• _INFORMATION SHOWN_:
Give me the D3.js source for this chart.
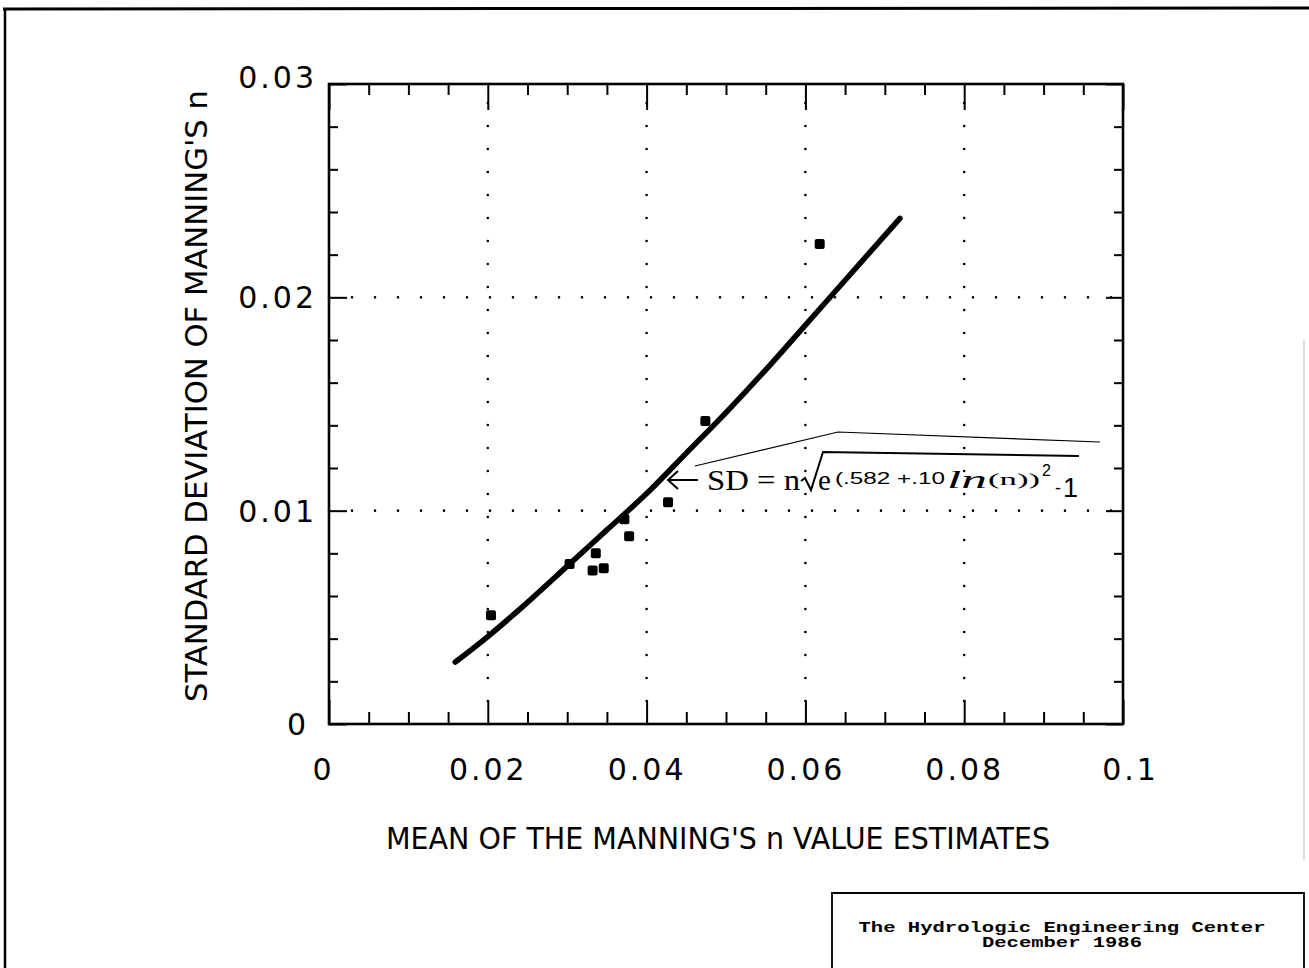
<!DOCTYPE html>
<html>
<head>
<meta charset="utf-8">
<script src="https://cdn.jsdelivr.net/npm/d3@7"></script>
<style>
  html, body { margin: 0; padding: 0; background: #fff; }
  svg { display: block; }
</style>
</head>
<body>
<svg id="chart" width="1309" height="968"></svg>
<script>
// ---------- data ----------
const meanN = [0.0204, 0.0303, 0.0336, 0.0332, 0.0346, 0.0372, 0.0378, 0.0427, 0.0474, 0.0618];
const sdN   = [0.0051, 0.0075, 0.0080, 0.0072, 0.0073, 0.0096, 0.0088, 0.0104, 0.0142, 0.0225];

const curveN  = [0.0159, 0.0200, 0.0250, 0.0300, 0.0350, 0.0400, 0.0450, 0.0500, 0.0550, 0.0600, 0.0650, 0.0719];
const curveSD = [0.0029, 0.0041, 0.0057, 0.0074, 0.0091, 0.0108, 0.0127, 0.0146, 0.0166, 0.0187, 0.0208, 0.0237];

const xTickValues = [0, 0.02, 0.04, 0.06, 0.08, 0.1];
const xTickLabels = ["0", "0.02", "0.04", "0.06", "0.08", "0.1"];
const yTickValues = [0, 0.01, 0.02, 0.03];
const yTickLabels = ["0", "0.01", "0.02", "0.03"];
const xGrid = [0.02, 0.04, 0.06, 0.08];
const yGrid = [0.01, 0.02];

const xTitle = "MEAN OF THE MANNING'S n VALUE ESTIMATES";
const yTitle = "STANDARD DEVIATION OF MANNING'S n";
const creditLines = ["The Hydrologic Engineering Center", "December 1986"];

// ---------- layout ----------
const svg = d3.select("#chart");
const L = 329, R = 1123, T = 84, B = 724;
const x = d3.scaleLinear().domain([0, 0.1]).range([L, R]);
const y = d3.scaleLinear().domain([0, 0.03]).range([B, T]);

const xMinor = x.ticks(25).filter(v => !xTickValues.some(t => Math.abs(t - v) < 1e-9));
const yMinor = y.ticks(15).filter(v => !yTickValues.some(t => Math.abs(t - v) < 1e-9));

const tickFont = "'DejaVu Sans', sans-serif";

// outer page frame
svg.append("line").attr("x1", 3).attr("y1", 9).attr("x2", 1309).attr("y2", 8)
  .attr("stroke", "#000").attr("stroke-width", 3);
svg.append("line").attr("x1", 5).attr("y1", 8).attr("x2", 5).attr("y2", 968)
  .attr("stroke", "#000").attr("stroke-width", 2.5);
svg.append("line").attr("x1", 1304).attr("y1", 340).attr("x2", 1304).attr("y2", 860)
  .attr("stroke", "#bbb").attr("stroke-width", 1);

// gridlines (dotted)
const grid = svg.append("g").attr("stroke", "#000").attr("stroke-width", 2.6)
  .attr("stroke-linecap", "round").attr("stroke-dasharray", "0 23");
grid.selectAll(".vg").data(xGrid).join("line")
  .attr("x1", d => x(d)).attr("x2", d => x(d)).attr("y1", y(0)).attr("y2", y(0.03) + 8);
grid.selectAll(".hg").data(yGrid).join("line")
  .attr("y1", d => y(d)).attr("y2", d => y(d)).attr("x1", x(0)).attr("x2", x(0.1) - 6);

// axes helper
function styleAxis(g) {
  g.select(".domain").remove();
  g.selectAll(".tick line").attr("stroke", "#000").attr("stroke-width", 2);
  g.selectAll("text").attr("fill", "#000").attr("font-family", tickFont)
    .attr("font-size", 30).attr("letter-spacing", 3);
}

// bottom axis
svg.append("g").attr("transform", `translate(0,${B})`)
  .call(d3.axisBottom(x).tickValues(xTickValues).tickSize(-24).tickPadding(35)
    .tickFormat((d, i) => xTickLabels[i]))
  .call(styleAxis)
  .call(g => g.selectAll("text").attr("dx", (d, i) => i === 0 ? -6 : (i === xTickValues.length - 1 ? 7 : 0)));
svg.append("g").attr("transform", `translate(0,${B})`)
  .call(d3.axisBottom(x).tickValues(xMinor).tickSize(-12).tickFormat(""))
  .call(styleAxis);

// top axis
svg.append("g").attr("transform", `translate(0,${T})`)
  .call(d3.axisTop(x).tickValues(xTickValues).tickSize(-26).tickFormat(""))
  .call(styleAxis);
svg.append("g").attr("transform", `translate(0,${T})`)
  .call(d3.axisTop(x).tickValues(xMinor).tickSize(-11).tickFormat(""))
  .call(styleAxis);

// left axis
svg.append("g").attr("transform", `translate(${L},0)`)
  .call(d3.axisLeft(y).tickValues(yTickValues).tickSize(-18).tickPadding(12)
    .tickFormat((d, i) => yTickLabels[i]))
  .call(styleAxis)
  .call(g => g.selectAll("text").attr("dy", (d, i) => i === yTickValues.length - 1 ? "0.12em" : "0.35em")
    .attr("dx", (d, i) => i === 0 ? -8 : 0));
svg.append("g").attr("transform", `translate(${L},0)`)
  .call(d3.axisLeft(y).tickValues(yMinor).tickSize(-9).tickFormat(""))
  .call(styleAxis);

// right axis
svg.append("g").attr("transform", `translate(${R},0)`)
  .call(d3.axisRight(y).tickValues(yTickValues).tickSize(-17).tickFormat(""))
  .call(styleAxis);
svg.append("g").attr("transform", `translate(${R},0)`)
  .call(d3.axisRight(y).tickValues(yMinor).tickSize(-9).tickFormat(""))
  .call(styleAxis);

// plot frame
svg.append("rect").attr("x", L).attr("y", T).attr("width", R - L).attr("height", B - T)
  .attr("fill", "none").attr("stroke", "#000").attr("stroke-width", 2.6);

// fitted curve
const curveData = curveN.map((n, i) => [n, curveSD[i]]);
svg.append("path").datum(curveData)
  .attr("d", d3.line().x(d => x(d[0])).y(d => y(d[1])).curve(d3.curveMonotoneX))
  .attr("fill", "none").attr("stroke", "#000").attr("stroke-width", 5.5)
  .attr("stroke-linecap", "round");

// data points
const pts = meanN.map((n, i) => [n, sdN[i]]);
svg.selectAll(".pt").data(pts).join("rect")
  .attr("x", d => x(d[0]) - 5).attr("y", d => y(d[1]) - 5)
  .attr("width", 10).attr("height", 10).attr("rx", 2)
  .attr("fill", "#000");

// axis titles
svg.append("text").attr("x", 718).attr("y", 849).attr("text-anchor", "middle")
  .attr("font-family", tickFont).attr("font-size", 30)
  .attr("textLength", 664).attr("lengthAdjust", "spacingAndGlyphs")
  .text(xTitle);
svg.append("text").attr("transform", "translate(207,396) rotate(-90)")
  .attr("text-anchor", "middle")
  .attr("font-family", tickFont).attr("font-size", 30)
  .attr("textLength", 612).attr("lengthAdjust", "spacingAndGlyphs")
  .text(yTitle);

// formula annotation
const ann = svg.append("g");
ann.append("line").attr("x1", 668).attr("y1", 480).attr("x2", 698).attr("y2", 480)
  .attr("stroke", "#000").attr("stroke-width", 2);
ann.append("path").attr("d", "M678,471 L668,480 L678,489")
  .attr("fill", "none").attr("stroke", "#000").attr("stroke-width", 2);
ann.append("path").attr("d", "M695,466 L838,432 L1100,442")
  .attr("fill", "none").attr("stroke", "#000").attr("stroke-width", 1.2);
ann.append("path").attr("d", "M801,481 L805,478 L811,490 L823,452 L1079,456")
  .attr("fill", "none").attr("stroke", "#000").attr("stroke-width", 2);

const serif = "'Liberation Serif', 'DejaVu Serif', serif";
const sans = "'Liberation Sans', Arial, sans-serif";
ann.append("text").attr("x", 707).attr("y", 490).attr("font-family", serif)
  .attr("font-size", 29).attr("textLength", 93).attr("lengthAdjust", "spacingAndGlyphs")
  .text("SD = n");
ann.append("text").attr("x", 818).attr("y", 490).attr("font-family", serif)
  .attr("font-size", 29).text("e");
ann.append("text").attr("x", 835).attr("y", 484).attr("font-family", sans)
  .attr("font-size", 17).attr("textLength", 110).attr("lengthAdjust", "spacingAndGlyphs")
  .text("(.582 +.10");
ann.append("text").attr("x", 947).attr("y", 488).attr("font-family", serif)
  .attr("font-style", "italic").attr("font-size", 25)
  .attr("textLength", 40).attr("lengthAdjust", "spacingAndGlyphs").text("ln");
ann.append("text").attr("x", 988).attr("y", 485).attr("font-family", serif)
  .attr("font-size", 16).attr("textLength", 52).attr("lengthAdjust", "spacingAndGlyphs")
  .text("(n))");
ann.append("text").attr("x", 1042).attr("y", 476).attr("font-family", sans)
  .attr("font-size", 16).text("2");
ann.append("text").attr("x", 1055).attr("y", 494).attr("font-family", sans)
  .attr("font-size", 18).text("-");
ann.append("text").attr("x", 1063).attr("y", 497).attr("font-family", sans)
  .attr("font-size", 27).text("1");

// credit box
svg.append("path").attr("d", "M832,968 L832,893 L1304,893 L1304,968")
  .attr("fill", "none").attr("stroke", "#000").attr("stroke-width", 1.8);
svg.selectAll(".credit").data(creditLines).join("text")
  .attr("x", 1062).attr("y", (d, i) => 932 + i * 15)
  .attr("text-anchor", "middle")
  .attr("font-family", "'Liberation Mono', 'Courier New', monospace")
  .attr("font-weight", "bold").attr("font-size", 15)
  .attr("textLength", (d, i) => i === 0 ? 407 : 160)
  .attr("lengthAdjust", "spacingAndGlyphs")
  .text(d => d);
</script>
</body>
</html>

• _WORK INSTRUCTIONS_: Exactly reproduce the run of lines from the start of the listing through the line with "0.0104, 0.0142, 0.0225];", inclusive; pictures are not copied.

• _ANSWER_:
Give me the D3.js source for this chart.
<!DOCTYPE html>
<html>
<head>
<meta charset="utf-8">
<script src="https://cdn.jsdelivr.net/npm/d3@7"></script>
<style>
  html, body { margin: 0; padding: 0; background: #fff; }
  svg { display: block; }
</style>
</head>
<body>
<svg id="chart" width="1309" height="968"></svg>
<script>
// ---------- data ----------
const meanN = [0.0204, 0.0303, 0.0336, 0.0332, 0.0346, 0.0372, 0.0378, 0.0427, 0.0474, 0.0618];
const sdN   = [0.0051, 0.0075, 0.0080, 0.0072, 0.0073, 0.0096, 0.0088, 0.0104, 0.0142, 0.0225];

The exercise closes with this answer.